▸ DATA EXCERPTS:
────
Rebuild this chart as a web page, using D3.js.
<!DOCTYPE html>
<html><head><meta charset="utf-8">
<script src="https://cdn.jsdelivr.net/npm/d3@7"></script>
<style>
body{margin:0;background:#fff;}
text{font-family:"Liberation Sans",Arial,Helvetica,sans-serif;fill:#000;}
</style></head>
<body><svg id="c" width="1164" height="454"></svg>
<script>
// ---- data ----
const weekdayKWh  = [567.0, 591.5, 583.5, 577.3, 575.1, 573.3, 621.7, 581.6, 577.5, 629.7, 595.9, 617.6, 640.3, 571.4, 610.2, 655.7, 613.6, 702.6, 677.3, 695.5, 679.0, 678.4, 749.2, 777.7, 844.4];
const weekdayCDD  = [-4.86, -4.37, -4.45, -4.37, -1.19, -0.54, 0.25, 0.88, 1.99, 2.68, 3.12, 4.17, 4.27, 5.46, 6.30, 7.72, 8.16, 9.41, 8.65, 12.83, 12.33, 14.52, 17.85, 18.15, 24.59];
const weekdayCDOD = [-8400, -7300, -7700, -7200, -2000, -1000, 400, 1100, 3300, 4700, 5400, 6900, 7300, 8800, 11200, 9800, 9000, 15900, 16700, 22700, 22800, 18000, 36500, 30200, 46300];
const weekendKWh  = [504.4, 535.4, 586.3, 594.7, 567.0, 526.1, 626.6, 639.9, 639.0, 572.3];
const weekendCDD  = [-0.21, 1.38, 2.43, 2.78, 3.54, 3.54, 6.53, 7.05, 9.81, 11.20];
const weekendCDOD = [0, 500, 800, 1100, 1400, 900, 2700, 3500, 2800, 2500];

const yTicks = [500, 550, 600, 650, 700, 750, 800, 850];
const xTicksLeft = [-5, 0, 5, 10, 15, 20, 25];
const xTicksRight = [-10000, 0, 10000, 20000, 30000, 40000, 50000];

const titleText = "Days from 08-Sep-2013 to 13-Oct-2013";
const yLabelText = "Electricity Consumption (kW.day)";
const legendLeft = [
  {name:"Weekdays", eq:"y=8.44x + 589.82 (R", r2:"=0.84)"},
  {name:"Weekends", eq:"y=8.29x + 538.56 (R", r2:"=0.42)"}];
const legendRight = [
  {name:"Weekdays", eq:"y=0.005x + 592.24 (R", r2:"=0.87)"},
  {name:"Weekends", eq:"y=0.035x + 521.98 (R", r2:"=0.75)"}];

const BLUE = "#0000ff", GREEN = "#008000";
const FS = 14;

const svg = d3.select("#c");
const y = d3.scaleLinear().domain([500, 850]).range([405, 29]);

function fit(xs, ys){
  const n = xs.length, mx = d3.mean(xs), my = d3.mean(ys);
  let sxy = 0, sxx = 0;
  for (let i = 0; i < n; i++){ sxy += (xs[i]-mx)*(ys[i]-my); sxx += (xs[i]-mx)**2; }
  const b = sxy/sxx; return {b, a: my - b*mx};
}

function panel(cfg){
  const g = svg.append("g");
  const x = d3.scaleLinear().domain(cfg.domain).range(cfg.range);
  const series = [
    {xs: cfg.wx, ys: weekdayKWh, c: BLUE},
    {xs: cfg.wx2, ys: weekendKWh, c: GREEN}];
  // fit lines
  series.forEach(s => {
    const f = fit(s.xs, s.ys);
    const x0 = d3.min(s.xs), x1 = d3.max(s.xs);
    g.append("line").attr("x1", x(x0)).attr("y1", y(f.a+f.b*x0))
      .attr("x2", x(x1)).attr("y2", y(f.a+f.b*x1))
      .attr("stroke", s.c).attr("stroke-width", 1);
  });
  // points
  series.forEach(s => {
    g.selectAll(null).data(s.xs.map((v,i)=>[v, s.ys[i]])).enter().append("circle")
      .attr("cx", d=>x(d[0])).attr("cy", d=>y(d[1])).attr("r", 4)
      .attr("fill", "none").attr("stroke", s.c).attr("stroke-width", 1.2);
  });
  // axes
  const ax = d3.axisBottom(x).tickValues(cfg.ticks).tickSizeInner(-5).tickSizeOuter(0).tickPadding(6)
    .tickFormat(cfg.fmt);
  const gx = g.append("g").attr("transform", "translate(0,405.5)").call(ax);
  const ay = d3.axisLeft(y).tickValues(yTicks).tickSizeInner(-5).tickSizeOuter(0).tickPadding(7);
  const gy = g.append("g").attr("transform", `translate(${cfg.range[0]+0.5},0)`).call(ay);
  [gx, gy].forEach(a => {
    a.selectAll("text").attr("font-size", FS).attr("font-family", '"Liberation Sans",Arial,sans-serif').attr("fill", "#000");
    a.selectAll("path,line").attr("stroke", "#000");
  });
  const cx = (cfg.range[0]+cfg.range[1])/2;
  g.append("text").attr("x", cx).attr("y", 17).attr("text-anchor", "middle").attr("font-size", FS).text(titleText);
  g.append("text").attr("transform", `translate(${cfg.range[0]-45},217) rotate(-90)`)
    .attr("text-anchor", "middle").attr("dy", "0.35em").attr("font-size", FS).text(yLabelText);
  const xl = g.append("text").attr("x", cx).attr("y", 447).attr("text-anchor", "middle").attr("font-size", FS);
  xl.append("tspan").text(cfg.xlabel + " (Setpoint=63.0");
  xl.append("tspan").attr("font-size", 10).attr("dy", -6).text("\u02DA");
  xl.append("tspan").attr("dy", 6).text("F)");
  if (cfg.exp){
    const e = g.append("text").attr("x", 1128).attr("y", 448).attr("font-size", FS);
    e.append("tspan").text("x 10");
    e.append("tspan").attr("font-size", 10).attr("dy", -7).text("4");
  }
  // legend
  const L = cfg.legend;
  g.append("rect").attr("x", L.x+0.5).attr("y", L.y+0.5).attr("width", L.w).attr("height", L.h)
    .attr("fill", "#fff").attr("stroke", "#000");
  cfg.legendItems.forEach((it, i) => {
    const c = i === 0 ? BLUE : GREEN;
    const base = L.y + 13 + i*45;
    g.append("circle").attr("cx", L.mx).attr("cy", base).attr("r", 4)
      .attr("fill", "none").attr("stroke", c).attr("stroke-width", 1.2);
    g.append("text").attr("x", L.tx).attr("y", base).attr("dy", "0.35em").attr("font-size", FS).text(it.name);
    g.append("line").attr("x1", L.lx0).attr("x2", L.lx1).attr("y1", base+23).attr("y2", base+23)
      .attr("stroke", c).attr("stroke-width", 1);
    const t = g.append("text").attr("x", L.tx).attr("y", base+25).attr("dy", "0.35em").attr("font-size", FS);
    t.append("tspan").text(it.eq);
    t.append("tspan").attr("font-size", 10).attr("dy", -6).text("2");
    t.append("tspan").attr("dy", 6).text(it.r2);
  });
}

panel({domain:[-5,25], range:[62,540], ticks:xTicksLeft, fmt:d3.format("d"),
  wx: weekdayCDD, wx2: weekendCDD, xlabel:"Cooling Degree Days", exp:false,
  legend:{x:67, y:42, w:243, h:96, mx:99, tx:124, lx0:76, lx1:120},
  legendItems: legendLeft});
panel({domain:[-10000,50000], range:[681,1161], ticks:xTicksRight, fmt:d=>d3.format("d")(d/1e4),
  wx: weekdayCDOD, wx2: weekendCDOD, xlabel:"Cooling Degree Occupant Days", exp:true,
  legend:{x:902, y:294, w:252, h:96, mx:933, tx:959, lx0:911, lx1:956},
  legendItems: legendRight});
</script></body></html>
────
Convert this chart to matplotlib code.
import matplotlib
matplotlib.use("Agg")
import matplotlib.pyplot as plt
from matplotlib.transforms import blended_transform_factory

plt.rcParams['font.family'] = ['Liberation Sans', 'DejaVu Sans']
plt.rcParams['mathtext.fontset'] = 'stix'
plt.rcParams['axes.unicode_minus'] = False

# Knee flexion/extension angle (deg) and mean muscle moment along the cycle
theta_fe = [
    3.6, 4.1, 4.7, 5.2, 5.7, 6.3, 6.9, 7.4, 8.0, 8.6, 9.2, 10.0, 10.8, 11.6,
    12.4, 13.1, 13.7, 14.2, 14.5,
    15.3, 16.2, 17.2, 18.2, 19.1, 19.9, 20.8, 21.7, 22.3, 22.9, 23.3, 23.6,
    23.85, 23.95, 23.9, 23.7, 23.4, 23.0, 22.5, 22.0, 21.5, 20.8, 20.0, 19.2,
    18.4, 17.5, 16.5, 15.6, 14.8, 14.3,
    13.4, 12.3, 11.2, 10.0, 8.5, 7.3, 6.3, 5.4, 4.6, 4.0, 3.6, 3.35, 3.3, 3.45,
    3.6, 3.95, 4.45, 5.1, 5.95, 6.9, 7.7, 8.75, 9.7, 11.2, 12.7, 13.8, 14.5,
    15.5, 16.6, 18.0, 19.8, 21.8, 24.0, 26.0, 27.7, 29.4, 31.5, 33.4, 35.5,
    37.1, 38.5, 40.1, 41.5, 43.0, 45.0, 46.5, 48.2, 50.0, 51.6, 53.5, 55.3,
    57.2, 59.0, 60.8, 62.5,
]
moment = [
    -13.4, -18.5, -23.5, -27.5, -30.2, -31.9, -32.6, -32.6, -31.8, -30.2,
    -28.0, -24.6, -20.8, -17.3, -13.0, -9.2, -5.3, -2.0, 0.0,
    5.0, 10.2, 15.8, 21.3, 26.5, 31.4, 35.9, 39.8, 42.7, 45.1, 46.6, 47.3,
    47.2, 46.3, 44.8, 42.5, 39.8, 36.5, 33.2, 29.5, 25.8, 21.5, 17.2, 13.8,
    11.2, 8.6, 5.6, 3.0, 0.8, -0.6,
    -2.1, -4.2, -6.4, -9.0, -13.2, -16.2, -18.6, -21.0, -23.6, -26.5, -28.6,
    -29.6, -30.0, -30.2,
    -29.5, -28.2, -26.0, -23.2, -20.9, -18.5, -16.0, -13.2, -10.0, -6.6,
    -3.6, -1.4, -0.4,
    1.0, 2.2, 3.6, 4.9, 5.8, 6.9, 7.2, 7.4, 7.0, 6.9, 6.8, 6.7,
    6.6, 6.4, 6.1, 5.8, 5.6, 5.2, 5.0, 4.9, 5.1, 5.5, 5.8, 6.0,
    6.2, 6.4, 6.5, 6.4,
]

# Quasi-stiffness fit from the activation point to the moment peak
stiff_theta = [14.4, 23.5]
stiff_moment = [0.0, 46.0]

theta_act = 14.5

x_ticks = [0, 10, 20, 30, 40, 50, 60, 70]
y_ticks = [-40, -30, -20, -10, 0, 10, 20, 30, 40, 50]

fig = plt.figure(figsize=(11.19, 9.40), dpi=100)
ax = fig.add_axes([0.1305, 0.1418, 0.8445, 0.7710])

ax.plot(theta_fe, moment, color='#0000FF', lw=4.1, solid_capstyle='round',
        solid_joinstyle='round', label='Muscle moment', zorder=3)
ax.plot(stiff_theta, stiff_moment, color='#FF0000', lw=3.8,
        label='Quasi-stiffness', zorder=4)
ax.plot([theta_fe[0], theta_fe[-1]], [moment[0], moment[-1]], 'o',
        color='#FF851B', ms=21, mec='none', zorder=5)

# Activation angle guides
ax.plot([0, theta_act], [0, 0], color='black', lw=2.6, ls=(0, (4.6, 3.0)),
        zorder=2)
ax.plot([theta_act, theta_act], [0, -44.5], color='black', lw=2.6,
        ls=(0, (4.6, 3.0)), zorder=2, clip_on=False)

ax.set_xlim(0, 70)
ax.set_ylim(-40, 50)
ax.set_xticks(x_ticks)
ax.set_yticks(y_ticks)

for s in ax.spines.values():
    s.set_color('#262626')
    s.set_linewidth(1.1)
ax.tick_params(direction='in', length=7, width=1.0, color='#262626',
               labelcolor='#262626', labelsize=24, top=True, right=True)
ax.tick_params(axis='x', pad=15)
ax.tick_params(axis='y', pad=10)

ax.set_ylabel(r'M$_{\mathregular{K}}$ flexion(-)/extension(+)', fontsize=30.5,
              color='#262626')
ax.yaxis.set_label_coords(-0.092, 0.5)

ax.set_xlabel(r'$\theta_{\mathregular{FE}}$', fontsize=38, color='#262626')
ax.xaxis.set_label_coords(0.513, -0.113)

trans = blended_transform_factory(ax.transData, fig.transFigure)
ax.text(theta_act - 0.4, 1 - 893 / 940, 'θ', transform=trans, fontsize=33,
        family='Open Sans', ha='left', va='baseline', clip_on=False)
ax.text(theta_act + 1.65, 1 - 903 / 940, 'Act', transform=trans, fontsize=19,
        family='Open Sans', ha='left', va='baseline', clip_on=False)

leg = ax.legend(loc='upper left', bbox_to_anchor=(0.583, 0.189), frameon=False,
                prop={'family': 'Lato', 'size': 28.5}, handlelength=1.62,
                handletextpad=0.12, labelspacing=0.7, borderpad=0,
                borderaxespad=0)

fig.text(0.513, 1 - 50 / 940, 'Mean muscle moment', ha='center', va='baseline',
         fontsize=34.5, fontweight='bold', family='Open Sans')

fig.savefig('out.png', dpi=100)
────
▸ EXERCISE REQUIREMENTS: Repeat exactly the lines from the one containing "Convert this chart to matplotlib code." through the one containing "plt.rcParams['axes.unicode_minus'] = False", both included, and nothing else.

▸ FINAL ANSWER:
Convert this chart to matplotlib code.
import matplotlib
matplotlib.use("Agg")
import matplotlib.pyplot as plt
from matplotlib.transforms import blended_transform_factory

plt.rcParams['font.family'] = ['Liberation Sans', 'DejaVu Sans']
plt.rcParams['mathtext.fontset'] = 'stix'
plt.rcParams['axes.unicode_minus'] = False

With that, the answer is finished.